Projects in three markets will account for 80% of production

By the end of the decade, the United States, Europe, and China will dominate the global supply of low-carbon hydrogen thanks to strong regulatory support and ambitious growth targets. This is stated in the relevant report of the research organization BloombergNEF (BNEF), Bloomberg reports.

By 2030, these three markets will account for 80% of global production of clean hydrogen. The annual supply is expected to increase 30 times, to 16.4 million tons.

By 2030, the United States is projected to account for 37% of low-carbon hydrogen production, while Europe and China will account for 24% and 19%, respectively, thanks to strong domestic policy support, including subsidies and tax incentives.

Most of the hydrogen production in Europe will come from the UK, the Netherlands, Spain and Portugal. As for the situation in China, it remains difficult to monitor due to a lack of information about government projects and Beijing’s goals.

According to the New Energy Outlook 2024, published by BNEF, the demand for all types of hydrogen is expected to quadruple by 2050, to 390 million tons. At the same time, it will be driven by industries such as ferrous metallurgy, aviation, and shipping. The forecast was made under a zero-emissions scenario, when global warming is limited to 1.5°C above pre-industrial levels, as stipulated by the Paris Agreement.

By the end of 2030, about 95 GW of electrolyzers could be commissioned, almost 10 times the capacity approved today. This method is likely to account for almost all production in the Asia-Pacific region this decade. At the same time, most of the supply from large producers such as the United States and the United Kingdom will be “blue” hydrogen, i.e., hydrogen produced from fossil fuels, but combined with carbon capture and storage.

As for electricity generation, green power generation can provide the bulk of the aggressive emissions reductions needed by 2030, BNEF notes. This will give more time to address challenges in industries such as steel and aviation, where cost-competitive low-carbon solutions have not yet become widespread. Achieving zero emissions depends on tripling renewable energy capacity by the end of the decade.

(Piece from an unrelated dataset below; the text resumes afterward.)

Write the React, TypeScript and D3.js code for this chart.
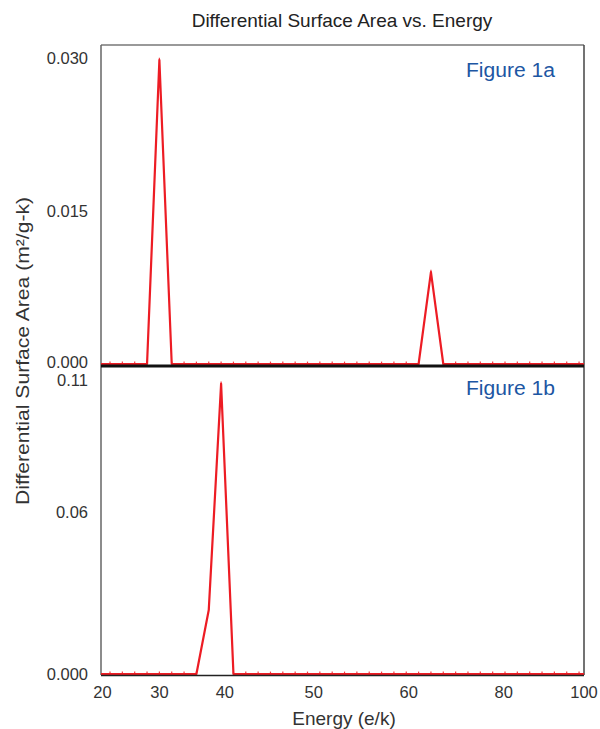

Even if the transition is driven by economic factors alone, without additional political incentives, the share of renewables in electricity generation could exceed 50% by the end of this decade.

As GMK Center reported earlier, the European steel industry needs 5 million tons of hydrogen per year to decarbonize its operations. This estimate was made by Axel Eggert, CEO of the European Steel Association (EUROFER). He noted that major metallurgical projects in the region will be ready to use hydrogen by 2026-2027, but there is no supply.